How does displaying a book in a museum change the way we experience it?
It makes the links and divisions between art and literature more explicit, drawing attention to the potential of interdisciplinary work. But we're just as happy if people discover these "bookworks" in other contexts where the encounter may be even more surprising/disturbing.
How are your books meant to be read?
These books are not necessarily meant to be read at all in the conventional sense. We know people do read them and seem to get something from that experience, but it is not essential to their function. Like any other traditional artwork they are propositions to be engaged with and thought about. Take Simon Morris's latest bookwork, getting inside Jack Kerouac's head. The work involves re-typing Kerouac's "On the Road" (specifically the original scroll edition from 2007, edited by Howard Cunnell), a page a day for almost a year. This was a slow reading, taking one page a day, chewing on Kerouac's road. In stark contrast to his own sweaty 21-day literary marathon. Kerouac had this continuous 127-foot scroll, and the resulting flowing prose, whereas Simon had narrative disjunction — one page at a time, as he blogged his way through his novel. The work examines the idea of copying a work as a form of writing in its own right. However, the idea is put in the world to invite people to think about that proposition but is definitely not there to be read. If you want to read the story, we'd strongly advise you to buy Kerouac's version. Although Simon's work contains exactly the same words, it functions completely differently. This is an artwork, not a novel. And the cheapest artwork you'll ever buy at £8.99, maintaining conceptual rigor by keeping the price exactly the same as the Kerouac edition. Truman Capote famously quipped about Kerouac's work: "That isn't writing at all, it's typing." But this work seriously proposes that the act of typing is a form of writing in its own right. We would happily rewrite Capote's comment to say: "That isn't typing at all, that's writing." And we think this proposition is pretty interesting if you're prepared to give it the time. Walter Benjamin, for one, would concur:
How do you feel about new novel, "Pride and Prejudice and Zombies" as a form of textual collage? Is this, in any way, similar to the work at Information as Material?

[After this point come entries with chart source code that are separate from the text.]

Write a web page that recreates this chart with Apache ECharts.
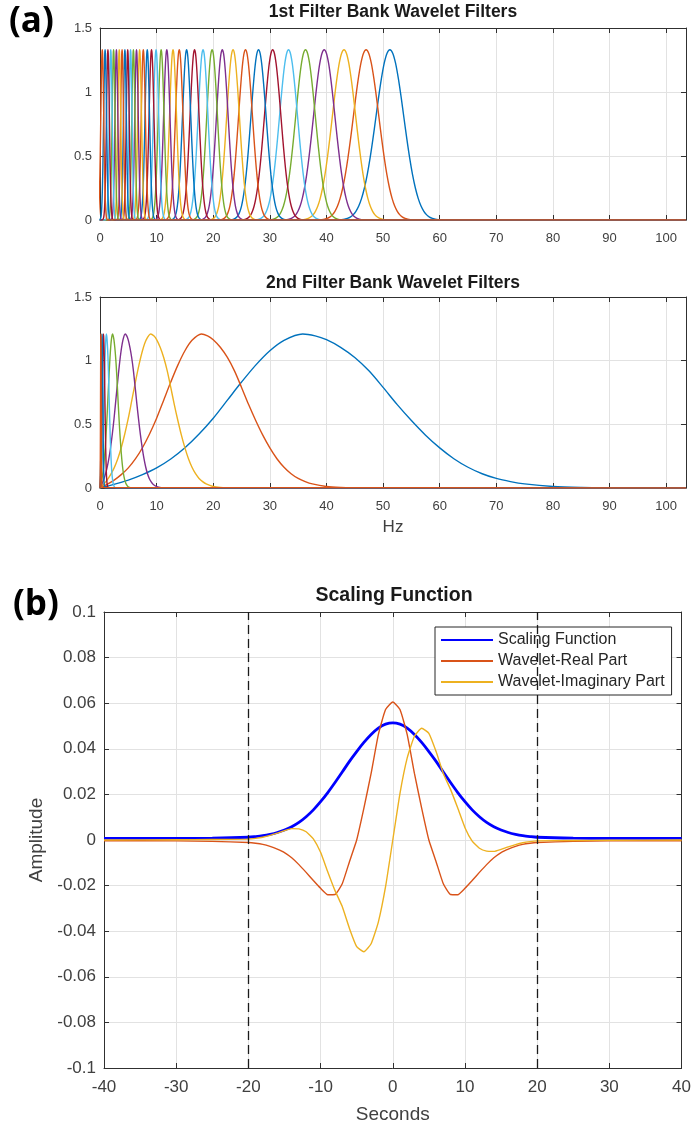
<!DOCTYPE html>
<html>
<head>
<meta charset="utf-8">
<script src="https://cdn.jsdelivr.net/npm/echarts@6/dist/echarts.min.js"></script>
<style>
  html, body { margin: 0; padding: 0; background: #fff; }
  #chart { width: 694px; height: 1127px; }
</style>
</head>
<body>
<div id="chart"></div>
<script>
// MATLAB default line colour order
const colorOrder = ['#0072BD', '#D95319', '#EDB120', '#7E2F8E', '#77AC30', '#4DBEEE', '#A2142F'];

// ---- 1st filter bank (8 wavelets per octave) ----
// centre frequencies in Hz, highest first
const bank1Centers = [51.2, 47.0, 43.1, 39.6, 36.3, 33.3, 30.5, 28.0, 25.7, 23.5, 21.6, 19.8,
  18.2, 16.7, 15.3, 14.0, 12.9, 11.8, 10.8, 9.9, 9.1, 8.35, 7.65, 7.0, 6.45, 5.9, 5.4,
  4.9, 4.4, 3.9, 3.4, 2.9, 2.4, 1.9, 1.4, 0.9, 0.4];
// one side of the 51.2 Hz filter: distance from centre (Hz) and magnitude
const bank1Offset = [0, 0.5, 1, 1.5, 2, 2.5, 3, 3.5, 4, 4.5, 5, 5.5, 6, 6.5, 7, 7.5, 8, 8.5, 9, 9.5];
const bank1Gain = [1.330, 1.303, 1.225, 1.104, 0.956, 0.793, 0.632, 0.483, 0.354, 0.250, 0.169,
  0.109, 0.068, 0.040, 0.023, 0.013, 0.007, 0.003, 0.001, 0];
const bank1RefCenter = 51.2;
const bank1MinBandCenter = 5.4;   // below this the filters keep a constant bandwidth

// ---- 2nd filter bank (1 wavelet per octave) ----
const bank2Centers = [35.8, 17.9, 8.95, 4.45, 2.2, 1.12, 0.6, 0.35, 0.15];
// response of the 35.8 Hz filter
const bank2Freq = [0, 2, 5, 7.5, 10, 12.5, 15, 17.5, 20, 22.5, 25, 27.5, 30, 32.5, 35.8, 38, 40, 42.5,
  45, 47.5, 50, 52.5, 55, 57.5, 60, 62.5, 65, 67.5, 70, 72.5, 75, 80, 85, 90, 95];
const bank2Gain = [0, 0.022, 0.062, 0.105, 0.158, 0.228, 0.316, 0.424, 0.548, 0.69, 0.832, 0.965,
  1.078, 1.16, 1.21, 1.195, 1.165, 1.105, 1.025, 0.92, 0.79, 0.655, 0.53, 0.415, 0.315, 0.23, 0.163,
  0.112, 0.075, 0.05, 0.032, 0.012, 0.004, 0.001, 0];
const bank2RefCenter = 35.8;

const freqMax = 103.5;
const freqTicks = { min: 0, max: freqMax, interval: 10 };
const gainTicks = { min: 0, max: 1.5, interval: 0.5 };

// ---- scaling function and wavelet (time domain) ----
const timeSec = [-40, -30, -25, -20, -19, -18, -17, -16, -15, -14, -13, -12, -11, -10, -9, -8, -7, -6,
  -5, -4, -3, -2, -1, 0, 1, 2, 3, 4, 5, 6, 7, 8, 9, 10, 11, 12, 13, 14, 15, 16, 17, 18, 19, 20, 25, 30, 40];
const scalingAmp = [0.0007, 0.0007, 0.0008, 0.0012, 0.0015, 0.0019, 0.0025, 0.0033, 0.0044, 0.0058,
  0.0077, 0.0102, 0.0132, 0.0168, 0.0208, 0.0252, 0.0298, 0.0345, 0.0388, 0.0428, 0.0463, 0.0491,
  0.0508, 0.0514, 0.0508, 0.0491, 0.0463, 0.0428, 0.0388, 0.0345, 0.0298, 0.0252, 0.0208, 0.0168,
  0.0132, 0.0102, 0.0077, 0.0058, 0.0044, 0.0033, 0.0025, 0.0019, 0.0015, 0.0012, 0.0008, 0.0007, 0.0007];
const realAmp = [-0.0003, -0.0004, -0.0006, -0.0011, -0.0014, -0.0019, -0.0028, -0.0040, -0.0055,
  -0.0078, -0.0108, -0.0142, -0.0178, -0.0212, -0.0240, -0.0239, -0.0192, -0.0095, 0.0000, 0.0140,
  0.0292, 0.0462, 0.0572, 0.0605, 0.0572, 0.0462, 0.0292, 0.0140, 0.0000, -0.0095, -0.0192, -0.0239,
  -0.0240, -0.0212, -0.0178, -0.0142, -0.0108, -0.0078, -0.0055, -0.0040, -0.0028, -0.0019, -0.0014,
  -0.0011, -0.0006, -0.0004, -0.0003];
const imagAmp = [0.0000, 0.0001, 0.0002, 0.0004, 0.0007, 0.0012, 0.0020, 0.0030, 0.0041, 0.0050,
  0.0049, 0.0036, 0.0005, -0.0054, -0.0140, -0.0222, -0.0292, -0.0388, -0.0468, -0.0490, -0.0455,
  -0.0360, -0.0205, 0.0000, 0.0205, 0.0360, 0.0455, 0.0490, 0.0468, 0.0388, 0.0292, 0.0222, 0.0140,
  0.0054, -0.0005, -0.0036, -0.0049, -0.0050, -0.0041, -0.0030, -0.0020, -0.0012, -0.0007, -0.0004,
  -0.0002, -0.0001, 0.0000];
const supportEdges = [-20, 20];
const timeTicks = { min: -40, max: 40, interval: 10 };
const ampTicks = { min: -0.1, max: 0.1, interval: 0.02 };

const legendNames = ['Scaling Function', 'Wavelet-Real Part', 'Wavelet-Imaginary Part'];

// ---------------------------------------------------------------
const font = "'Liberation Sans', Arial, Helvetica, sans-serif";
const axisColor = '#303030';
const labelColor = '#404040';
const gridColor = '#e2e2e2';

const grids = [
  { left: 100, right: 8, top: 28, height: 192 },
  { left: 100, right: 8, top: 297, height: 191 },
  { left: 104, right: 10, top: 612, height: 456 }
];

function mainAxis(gridIndex, position, ticks, fontSize, margin, extra) {
  return Object.assign({
    type: 'value', gridIndex, position,
    min: ticks.min, max: ticks.max, interval: ticks.interval,
    axisLine: { show: true, onZero: false, lineStyle: { color: axisColor, width: 1 } },
    axisTick: { show: true, inside: true, length: 5, lineStyle: { color: axisColor } },
    axisLabel: { show: true, color: labelColor, fontSize, fontFamily: font, margin },
    splitLine: { show: true, lineStyle: { color: gridColor, width: 1 } }
  }, extra || {});
}
function boxAxis(gridIndex, position, ticks) {
  return {
    type: 'value', gridIndex, position,
    min: ticks.min, max: ticks.max, interval: ticks.interval,
    axisLine: { show: true, onZero: false, lineStyle: { color: axisColor, width: 1 } },
    axisTick: { show: true, inside: true, length: 5, lineStyle: { color: axisColor } },
    axisLabel: { show: false },
    splitLine: { show: false }
  };
}

const xAxis = [
  mainAxis(0, 'bottom', freqTicks, 13, 12, {
    axisLabel: { color: labelColor, fontSize: 13, fontFamily: font, margin: 12, showMaxLabel: false }
  }),
  boxAxis(0, 'top', freqTicks),
  mainAxis(1, 'bottom', freqTicks, 13, 12, {
    axisLabel: { color: labelColor, fontSize: 13, fontFamily: font, margin: 12, showMaxLabel: false },
    name: 'Hz', nameLocation: 'middle', nameGap: 31,
    nameTextStyle: { color: labelColor, fontSize: 17, fontFamily: font }
  }),
  boxAxis(1, 'top', freqTicks),
  mainAxis(2, 'bottom', timeTicks, 17, 11, {
    name: 'Seconds', nameLocation: 'middle', nameGap: 37,
    nameTextStyle: { color: labelColor, fontSize: 19, fontFamily: font }
  }),
  boxAxis(2, 'top', timeTicks)
];
const yAxis = [
  mainAxis(0, 'left', gainTicks, 13, 8),
  boxAxis(0, 'right', gainTicks),
  mainAxis(1, 'left', gainTicks, 13, 8),
  boxAxis(1, 'right', gainTicks),
  mainAxis(2, 'left', ampTicks, 17, 8, {
    name: 'Amplitude', nameLocation: 'middle', nameGap: 56, nameRotate: 90,
    nameTextStyle: { color: labelColor, fontSize: 19, fontFamily: font }
  }),
  boxAxis(2, 'right', ampTicks)
];

const series = [];

// 1st filter bank: same shape, width grows with centre frequency
bank1Centers.forEach((fc, k) => {
  const scale = Math.max(fc, bank1MinBandCenter) / bank1RefCenter;
  const pts = [];
  for (let i = bank1Offset.length - 1; i >= 1; i--) pts.push([fc - bank1Offset[i] * scale, bank1Gain[i]]);
  pts.push([fc, bank1Gain[0]]);
  for (let i = 1; i < bank1Offset.length; i++) pts.push([fc + bank1Offset[i] * scale, bank1Gain[i]]);
  if (pts[0][0] > 0) pts.unshift([0, 0]);
  pts.push([freqMax, 0]);
  series.push({
    type: 'line', xAxisIndex: 0, yAxisIndex: 0, data: pts, symbol: 'none',
    smooth: 0.3, clip: true,
    lineStyle: { color: colorOrder[k % colorOrder.length], width: 1.4 }
  });
});

// 2nd filter bank: octave-spaced copies of one response
bank2Centers.forEach((fc, k) => {
  const pts = bank2Freq.map((f, i) => [f * fc / bank2RefCenter, bank2Gain[i]]);
  pts.push([freqMax, 0]);
  series.push({
    type: 'line', xAxisIndex: 2, yAxisIndex: 2, data: pts, symbol: 'none',
    smooth: 0.3, clip: true,
    lineStyle: { color: colorOrder[k % colorOrder.length], width: 1.4 }
  });
});

// scaling function and wavelet parts
const pair = arr => timeSec.map((t, i) => [t, arr[i]]);
series.push({
  name: legendNames[0], type: 'line', xAxisIndex: 4, yAxisIndex: 4, data: pair(scalingAmp),
  symbol: 'none', smooth: 0.3, lineStyle: { color: '#0000FF', width: 2.8 }, itemStyle: { color: '#0000FF' },
  markLine: {
    silent: true, symbol: ['none', 'none'], label: { show: false }, animation: false,
    lineStyle: { color: '#1a1a1a', width: 1.3, type: [9, 5] },
    data: supportEdges.map(x => ({ xAxis: x }))
  }
});
series.push({
  name: legendNames[1], type: 'line', xAxisIndex: 4, yAxisIndex: 4, data: pair(realAmp),
  symbol: 'none', smooth: 0.15, lineStyle: { color: '#D95319', width: 1.4 }, itemStyle: { color: '#D95319' }
});
series.push({
  name: legendNames[2], type: 'line', xAxisIndex: 4, yAxisIndex: 4, data: pair(imagAmp),
  symbol: 'none', smooth: 0.15, lineStyle: { color: '#EDB120', width: 1.4 }, itemStyle: { color: '#EDB120' }
});

const titleText = (text, x, y, size) => ({
  type: 'text', x, y, silent: true,
  style: { text, fill: '#1a1a1a', font: 'bold ' + size + 'px ' + font, align: 'center', verticalAlign: 'middle' }
});

const chart = echarts.init(document.getElementById('chart'), null, { renderer: 'canvas' });
chart.setOption({
  animation: false,
  backgroundColor: '#ffffff',
  grid: grids,
  xAxis, yAxis, series,
  legend: {
    data: legendNames, orient: 'vertical', left: 435, top: 627,
    backgroundColor: '#ffffff', borderColor: '#262626', borderWidth: 1,
    padding: [5, 7, 5, 5], itemGap: 5, itemWidth: 52, itemHeight: 18,
    itemStyle: { opacity: 0 },
    textStyle: { color: '#262626', fontSize: 16, fontFamily: font },
    selectedMode: false
  },
  graphic: [
    titleText('1st Filter Bank Wavelet Filters', 393, 12, 17.5),
    titleText('2nd Filter Bank Wavelet Filters', 393, 283, 17.5),
    titleText('Scaling Function', 394, 596, 19.5),
    { type: 'text', x: 9, y: 5, silent: true,
      style: { text: '(a)', fill: '#000', font: 'bold 35px "Open Sans", Lato, sans-serif' } },
    { type: 'text', x: 13, y: 588, silent: true,
      style: { text: '(b)', fill: '#000', font: 'bold 35px "Open Sans", Lato, sans-serif' } }
  ]
});
</script>
</body>
</html>
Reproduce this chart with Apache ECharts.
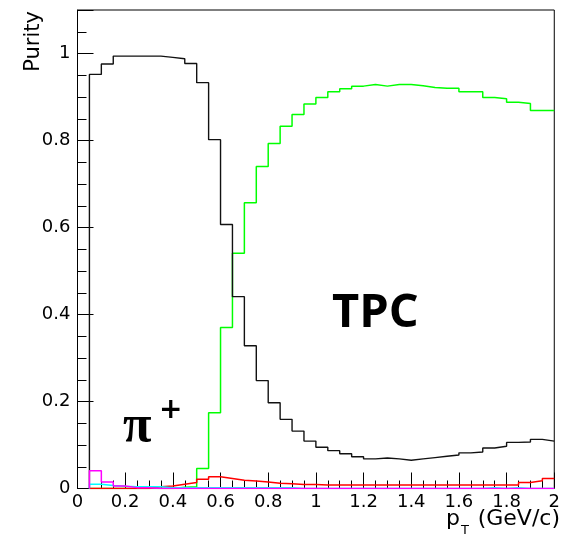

We certainly empathize with the strategies of appropriation and the reworking of the existing cover. And interpolation is an excellent technique for creating something new from extant material. "Pride and Prejudice and Zombies" sounds like they are still being a little 'creative' with the insertion of the Zombie narrative. We favor an uncreative approach. But it sounds fun, with its canonical zombie movie plot. Plus zombies are a clever way of aggravating the romantic, idyllic world that Jane Austen has been made to represent by the literary canon. What is interesting is the reaction of the literary industry to the book's gesture of appropriation: applauded as a new, naughty maneuver, and represented as a game that can be accepted; subsumed, contained, and put to work against the strong challenges posed to the industry's principles by other more radically appropriative writing acts.
[1] William S. Burroughs and Brion Gysin, "The Third Mind" (New York: Viking P, 1978).
[2] Sigmund Freud, "The Interpretation of Dreams" ed. and trans. James Strachey (London: Penguin Books, 1985) 377-378.
[3] Ibid. 16.
[4] Walter Benjamin, "Reflections" (New York: Schocken Books, 1978), p. 66.